O ser humano devia valorizar mais o que fala. Não só falar corretamente mas com pertinência e propriedade. Vê-se com frequência falas agressivas, verdadeiras guerras verbais, que não levam a nada, quando muito à destruição de algum relacionamento, produzidas pela imaturidade, pela falta de preparo, de paciência e de reflexão. Esquece-se de que a fala é o mais importante instrumento do diálogo, da comunicação e do entendimento. Deve veicular sempre a verdade, construindo pontes que aproximam e ligam, e não muros que separam.

O discurso que se vai construindo sobre a realidade vem carregado de princípios e de valores. Nesse aspecto, é fundamental que se redobre o cuidado no sentido de que o mesmo seja guiado pelo crivo de uma razão esclarecida, vacinada contra os desvarios de convicções gratuitas e malformuladas. A inteligência instrumentalizada em função do domínio e os interesses contrariados, normalmente, provocam a doença da fala. Princípios e valores só são autênticos se objetivos, transculturais, universais e permanentemente coerentes. Trilhar outros caminhos é ter sua visão encurtada e ficar sujeito a produzir longas e intermináveis logomaquias em proveito próprio. E isso é fruto da falta de cuidado e do desalinho interior.

Felizmente, qualquer pessoa sadia, na qual pode emergir a qualquer momento o bom-senso, tem a chance de se reorganizar, no instante em que consegue visualizar a tênue linha divisória entre a autenticidade do fato e a sua interpretação desajustada.

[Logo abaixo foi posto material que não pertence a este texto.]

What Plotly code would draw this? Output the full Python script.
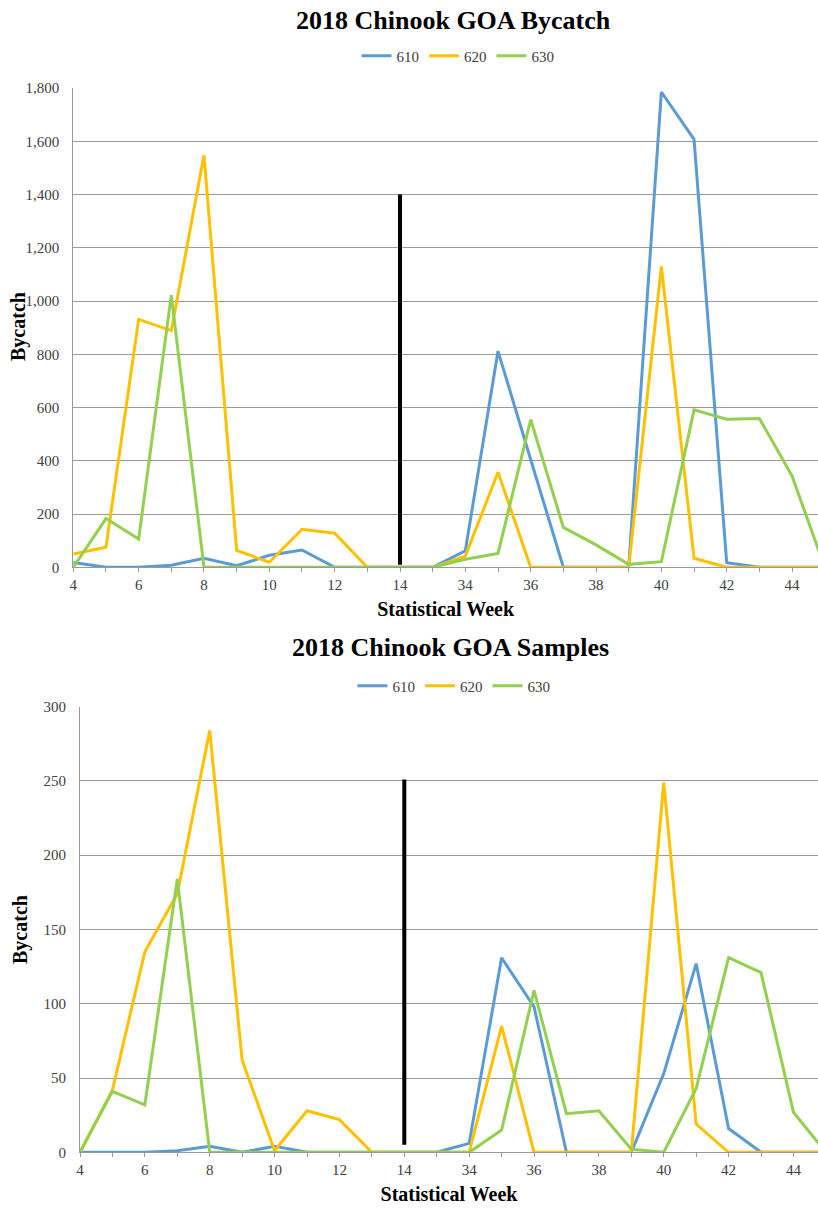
import plotly.graph_objects as go

weeks = ["4", "5", "6", "7", "8", "9", "10", "11", "12", "13", "14", "33",
         "34", "35", "36", "37", "38", "39", "40", "41", "42", "43", "44", "45"]
tick_weeks = ["4", "6", "8", "10", "12", "14", "34", "36", "38", "40", "42", "44"]

bycatch_610 = [18, 0, 0, 8, 34, 6, 45, 65, 0, 0, 0, 0,
               62, 812, 405, 0, 0, 0, 1785, 1607, 17, 0, 0, 0]
bycatch_620 = [50, 75, 931, 889, 1547, 63, 19, 143, 128, 0, 0, 0,
               42, 357, 0, 0, 0, 0, 1130, 34, 0, 0, 0, 0]
bycatch_630 = [0, 183, 106, 1022, 0, 0, 0, 0, 0, 0, 0, 0,
               30, 52, 555, 150, 84, 11, 21, 591, 556, 559, 343, 0]

samples_610 = [0, 0, 0, 1, 4, 0, 4, 0, 0, 0, 0, 0,
               6, 131, 98, 0, 0, 0, 53, 127, 16, 0, 0, 0]
samples_620 = [0, 42, 135, 174, 284, 62, 1, 28, 22, 0, 0, 0,
               0, 85, 0, 0, 0, 0, 249, 19, 0, 0, 0, 0]
samples_630 = [0, 41, 32, 184, 0, 0, 0, 0, 0, 0, 0, 0,
               0, 15, 109, 26, 28, 2, 0, 43, 131, 121, 27, 0]

separator_week = "14"
bycatch_separator = [10, 1400]
samples_separator = [5, 251]

series_names = ["610", "620", "630"]
colors = {"610": "#5B9BD5", "620": "#FFC000", "630": "#92D050"}

FONT = "Liberation Serif, Times New Roman, serif"
W, H = 818, 1209

fig = go.Figure()

top = {"610": bycatch_610, "620": bycatch_620, "630": bycatch_630}
bot = {"610": samples_610, "620": samples_620, "630": samples_630}

for name in series_names:
    fig.add_trace(go.Scatter(x=weeks, y=top[name], name=name, mode="lines",
                             line=dict(color=colors[name], width=3),
                             xaxis="x", yaxis="y", legend="legend"))
fig.add_trace(go.Scatter(x=[separator_week, separator_week], y=bycatch_separator,
                         mode="lines", line=dict(color="black", width=4),
                         showlegend=False, xaxis="x", yaxis="y"))

for name in series_names:
    fig.add_trace(go.Scatter(x=weeks, y=bot[name], name=name, mode="lines",
                             line=dict(color=colors[name], width=3),
                             xaxis="x2", yaxis="y2", legend="legend2"))
fig.add_trace(go.Scatter(x=[separator_week, separator_week], y=samples_separator,
                         mode="lines", line=dict(color="black", width=4),
                         showlegend=False, xaxis="x2", yaxis="y2"))

ticktext = [w if w in tick_weeks else "" for w in weeks]

def xaxis(domain_left, anchor, span):
    return dict(type="category", categoryorder="array", categoryarray=weeks,
                domain=[domain_left, 1], anchor=anchor, range=[0, span],
                automargin=False,
                tickmode="array", tickvals=weeks, ticktext=ticktext,
                ticks="outside", ticklen=4, tickcolor="#999999",
                showline=True, linecolor="#999999", linewidth=1,
                showgrid=False, zeroline=False,
                tickfont=dict(family=FONT, size=15, color="#404040"),
                title=dict(text="<b>Statistical Week</b>",
                           font=dict(family=FONT, size=20, color="black"),
                           standoff=9))

def yaxis(d0, d1, anchor, rng, dtick):
    return dict(domain=[d0, d1], anchor=anchor, range=rng, dtick=dtick,
                automargin=False,
                tickformat=",", showgrid=True, gridcolor="#9a9a9a", gridwidth=1,
                showline=True, linecolor="#999999", linewidth=1,
                zeroline=False, ticks="", ticklabelstandoff=10,
                tickfont=dict(family=FONT, size=15, color="#404040"))

top_left = 73.3 / W
bot_left = 80.0 / W

def label(text, x, y, size, angle=0):
    return dict(text=text, x=x / W, y=1 - y / H, xref="paper", yref="paper",
                xanchor="center", yanchor="middle", showarrow=False,
                textangle=angle, font=dict(family=FONT, size=size, color="black"))

fig.update_layout(
    width=W, height=H,
    margin=dict(l=0, r=0, t=0, b=0, autoexpand=False),
    paper_bgcolor="white", plot_bgcolor="white",
    font=dict(family=FONT),
    xaxis=xaxis(top_left, "y", (W - 73.3) / 32.67),
    yaxis=yaxis(1 - 567.3 / H, 1 - 88 / H, "x", [0, 1800], 200),
    xaxis2=xaxis(bot_left, "y2", (W - 80.0) / 32.43),
    yaxis2=yaxis(1 - 1152.3 / H, 1 - 706.7 / H, "x2", [0, 300], 50),
    legend=dict(orientation="h", x=458 / W, xanchor="center",
                y=1 - 56 / H, yanchor="middle",
                font=dict(family=FONT, size=15, color="#404040"),
                itemwidth=30, bgcolor="rgba(0,0,0,0)"),
    legend2=dict(orientation="h", x=454 / W, xanchor="center",
                 y=1 - 686 / H, yanchor="middle",
                 font=dict(family=FONT, size=15, color="#404040"),
                 itemwidth=30, bgcolor="rgba(0,0,0,0)"),
    annotations=[
        label("<b>2018 Chinook GOA Bycatch</b>", 454, 20, 26),
        label("<b>2018 Chinook GOA Samples</b>", 450, 648, 26),
        label("<b>Bycatch</b>", 18, 327, 20, -90),
        label("<b>Bycatch</b>", 20, 930, 20, -90),
    ],
)

fig.write_html("out.html",
               config={"displayModeBar": False},
               post_script="document.body.style.margin='0';"
                           "document.body.style.overflow='hidden';")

Quem não está enxergando bem procura, imediatamente, um oftalmologista. Ao contrário, quando se trata da visão interior distorcida, nem sempre isso merece o mesmo zelo. É essa fala que possibilita ou inviabiliza a convivência saudável entre os seres humanos. Se alguém não percebe a falta de sentido no conviver sob ressalvas e reservas, é melhor pedir a Deus a mudez, para manter-se insulado na própria indigência e não prejudicar outro que não seja a si próprio. A palavra é o dom mais precioso que o criador colocou a nossa disposição e negou aos animais. Colocá-lo a serviço da mentira, da arquitetura do mal ou para disseminar o ódio e o desentendimento entre pessoas é um acinte ao criador e um contrassenso inaceitável. Lembre-se: loquacidade não significa, necessariamente, sabedoria. A palavra deve ser pele, e não apenas vestido de festa.